Not only does paying a living wage have a positive impact for employees and their families, but it also has business benefits. While consistently paying living wages is not yet a widely implemented practice across the United States, companies who have increased minimum wages see measurable increases in retention and employee satisfaction, as well as reduced costs in searching for, hiring, onboarding and training employees.
For example, Bank of America has established itself as a national leader through its public commitments to increase minimum wages from $15 per hour in 2017 to $25 per hour by 2025. Last year, the bank further committed to increase wages for all employees earning less than $100,000 by offering up to a 7% increase based on tenure at the company. The decision was rooted in a commitment to being a great place to work, which Bank of America Chief Human Resources Officer Sheri B. Bronstein explained, “means investing in the people who serve our clients…. That includes providing strong pay and competitive benefits to help them and their families, so that we continue to attract and retain the best talent.” As a result of investing in retention efforts and its employees, Bank of America earned an 89% employee satisfaction rating.
Costco CEO W. Craig Jelinek has also made strong and consistent commitments to increase employee wages. Between 2018 and 2021, Costco increased its minimum wage from $15 to $17 per hour where workers were additionally eligible for bonuses and 82% received health insurance coverage.
During a Senate budget hearing, Jelinek testified, “I want to note this isn’t altruism…it makes sense for our business and constitutes a significant competitive advantage for us. It helps us in the long run by minimizing turnover and maximizing employee productivity.” The results speak for themselves: Costco’s turnover is one of the lowest in the retail industry at 17%, compared to the industry average of 60%. In 2021, the average tenure of a Costco employee was nine years.
With the average cost to replace employees being estimated at 1.5 to 2.5 times an employee’s annual salary, increased retention can result in company savings in the magnitude of hundreds of thousands, if not millions, for large employers.

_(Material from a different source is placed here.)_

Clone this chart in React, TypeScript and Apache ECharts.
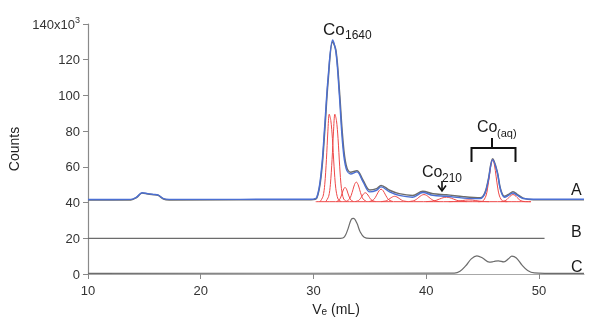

What wages reveal about companies’ commitment to equity and inclusion
Grads of Life stands by an insight shared in a report we co-authored with Bain: “Offering a living wage and benefits is the clearest way employers can indicate that they value their employees. Without this integral step, companies may undermine their other DEI practices.”
As we continue to experience rapid inflation and rising costs of living, it’s more important than ever for employers to regularly evaluate their wages to ensure they’re meeting the living wage threshold. This is critical both for the economic stability, justice and dignity of employees and the sustainability of companies.